Minamoto-no-Yoritomo (源頼朝) had several half brothers.  Taira-no-Kiyomori (平清盛) saved those young boys’ lives on the condition that they would become a monk when they grew up.  For Kiyomori, they were childhood friend’s sons, after all.  One of them was Ushiwak- maru (牛若丸: later Minamoto-no-Yoshitsune源義経) who was raised by Taira-no-Kiyomori while he was an infant, believing Kiyomori was his father.  Later Yoshitsune was raised in Kurama Yama Temple. 

He spent his life there until he became mid-teens.  After that, he went to live with the Oshu Fujiwara (奥州藤原) family.   They were in the northern part of Japan, quite some distance away from Kyoto.  Oshu Fujiwara was a very wealthy clan.  They had a luxurious culture there.  Because of the distance from Chotei (central government), they behaved as if they were living in an independent county.   They created great wealth by mining gold and trading it with some countries outside of Japan. 

Yoshitsune lived there rather happily for a while, but when he heard his half-brother Yoritomo raised an army to attack the Heishi, he decided to join them.  Yoshitsune was quite skillful in the battles.  He won many famous battles, which were very critical for Genji to win the war.  

Yoritomo had a big political plan on how to proceed to take over the Heshie’s power.  But Yoshitusune did not understand that.  He was a good warrior but not a politician.  That made Yoritomo irritated and angry at him.  On top of that, Yoshitsune became very popular in Kyoto.  That made Yoritomo anxious, and he decided to get rid of Yoshitsune. 

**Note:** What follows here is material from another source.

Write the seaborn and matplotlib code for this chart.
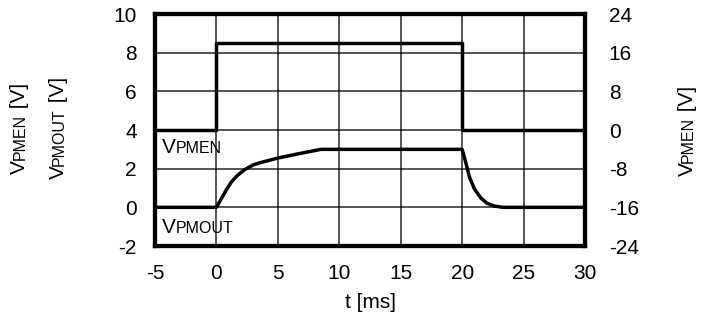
import matplotlib
matplotlib.use("Agg")
import matplotlib.pyplot as plt
from matplotlib.transforms import offset_copy
import seaborn as sns
import pandas as pd

# data
t_pmout = [-5, 0, 0.4, 0.8, 1.2, 1.7, 2.3, 3.0, 3.5, 5.0, 6.5, 8.5, 20.0, 20.3, 20.6, 21.0, 21.5, 22.0, 22.6, 23.3, 30]
v_pmout = [0, 0, 0.45, 0.9, 1.3, 1.65, 1.95, 2.2, 2.3, 2.55, 2.75, 3.0, 3.0, 2.3, 1.55, 0.95, 0.5, 0.22, 0.07, 0.0, 0]
t_pmen = [-5, 0, 0, 20, 20, 30]
v_pmen = [0, 0, 18, 18, 0, 0]

x_ticks = [-5, 0, 5, 10, 15, 20, 25, 30]
left_ticks = [-2, 0, 2, 4, 6, 8, 10]
right_ticks = [-24, -16, -8, 0, 8, 16, 24]

sns.set_style("white")
plt.rcParams["font.family"] = ["Liberation Sans", "DejaVu Sans"]
plt.rcParams["axes.unicode_minus"] = False
plt.rcParams["text.color"] = "black"
plt.rcParams["xtick.color"] = "black"
plt.rcParams["ytick.color"] = "black"
plt.rcParams["axes.labelcolor"] = "black"

BIG, SMALL = 15, 11.5

fig = plt.figure(figsize=(7.12, 3.24), dpi=100)
ax = fig.add_axes([0.2177, 0.2407, 0.604, 0.716])
ax2 = ax.twinx()

df_out = pd.DataFrame({"t": t_pmout, "v": v_pmout})
df_en = pd.DataFrame({"t": t_pmen, "v": v_pmen})

sns.lineplot(data=df_out, x="t", y="v", ax=ax, color="black", linewidth=2.5,
             estimator=None, sort=False, zorder=5)
sns.lineplot(data=df_en, x="t", y="v", ax=ax2, color="black", linewidth=2.5,
             estimator=None, sort=False, zorder=5)

ax.set_xlim(-5, 30)
ax.set_ylim(-2, 10)
ax2.set_ylim(-24, 24)
ax.set_xticks(x_ticks)
ax.set_yticks(left_ticks)
ax2.set_yticks(right_ticks)
ax.grid(True, color="black", linewidth=1.1, alpha=0.85)
ax.set_axisbelow(True)

ax.tick_params(axis="x", length=0, labelsize=BIG, pad=13)
ax.tick_params(axis="y", length=0, labelsize=BIG, pad=13)
ax2.tick_params(axis="y", length=0, labelsize=BIG, pad=17)
for a in (ax, ax2):
    for s in a.spines.values():
        s.set_linewidth(3)
        s.set_color("black")

ax.set_xlabel("t [ms]", fontsize=BIG, labelpad=7)
ax.set_ylabel("")
ax2.set_ylabel("")

renderer = fig.canvas.get_renderer()


def rich_text(x, y, parts, transform, vertical=False, center=False):
    # pieces of text of different sizes sharing one baseline
    rot = 90 if vertical else 0
    texts = []
    pos = 0.0
    for s, size in parts:
        if vertical:
            tr = offset_copy(transform, fig=fig, x=0, y=pos, units="dots")
        else:
            tr = offset_copy(transform, fig=fig, x=pos, y=0, units="dots")
        t = fig.text(x, y, s, fontsize=size, rotation=rot, rotation_mode="anchor",
                     ha="left", va="baseline", transform=tr, zorder=6)
        bb = t.get_window_extent(renderer)
        pos += bb.height if vertical else bb.width
        texts.append(t)
    if center:
        shift = -pos / 2
        for t in texts:
            base = t.get_transform()
            if vertical:
                t.set_transform(offset_copy(base, fig=fig, x=0, y=shift, units="dots"))
            else:
                t.set_transform(offset_copy(base, fig=fig, x=shift, y=0, units="dots"))
    return texts


fx = lambda px: px / 712
fy = lambda py: 1 - py / 324

rich_text(fx(25), fy(128), [("V", BIG), ("PMEN", SMALL), (" [V]", BIG)],
          fig.transFigure, vertical=True, center=True)
rich_text(fx(64), fy(128), [("V", BIG), ("PMOUT", SMALL), (" [V]", BIG)],
          fig.transFigure, vertical=True, center=True)
rich_text(fx(693), fy(131), [("V", BIG), ("PMEN", SMALL), (" [V]", BIG)],
          fig.transFigure, vertical=True, center=True)

rich_text(-4.4, 2.8, [("V", BIG), ("PMEN", SMALL)], ax.transData)
rich_text(-4.4, -1.33, [("V", BIG), ("PMOUT", SMALL)], ax.transData)

fig.savefig("out.png", dpi=100)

Yoshitsune fled to O-shu Fujiwara’s.  In the beginning, O-shu Fujiwara protected Yoshitsune but could not hold against Yoritomo’s army.  Yoritomo destroyed O-shu Fujiwara entirely at the end.  Today, a grand architecture built by O-shu Fujiwara was restored.  You can visit “Konjiki-do: 金色堂” inside the “Chuson-ji Temple: 中尊寺”.

Chinese knew about the wealth of O-Shu Fujiwara.  Later, Marco Polo heard about the wealthy small country further into the East.  He mentioned this wealthy small island in his book, “The travels of Marco Polo.”  In this book, he wrote, “All the houses are made of gold”, this described O-shu Fujiwara.  Of course, all the houses were not made of gold.

Marco Polo introduced Japan as “Zipangu” in his book.  It means the golden country.  The name “Zipangu” evolved into Japan.  However, we, the Japanese, don’t call our country Japan.  We call it “Nihon” or “Nippon,” and both are correct.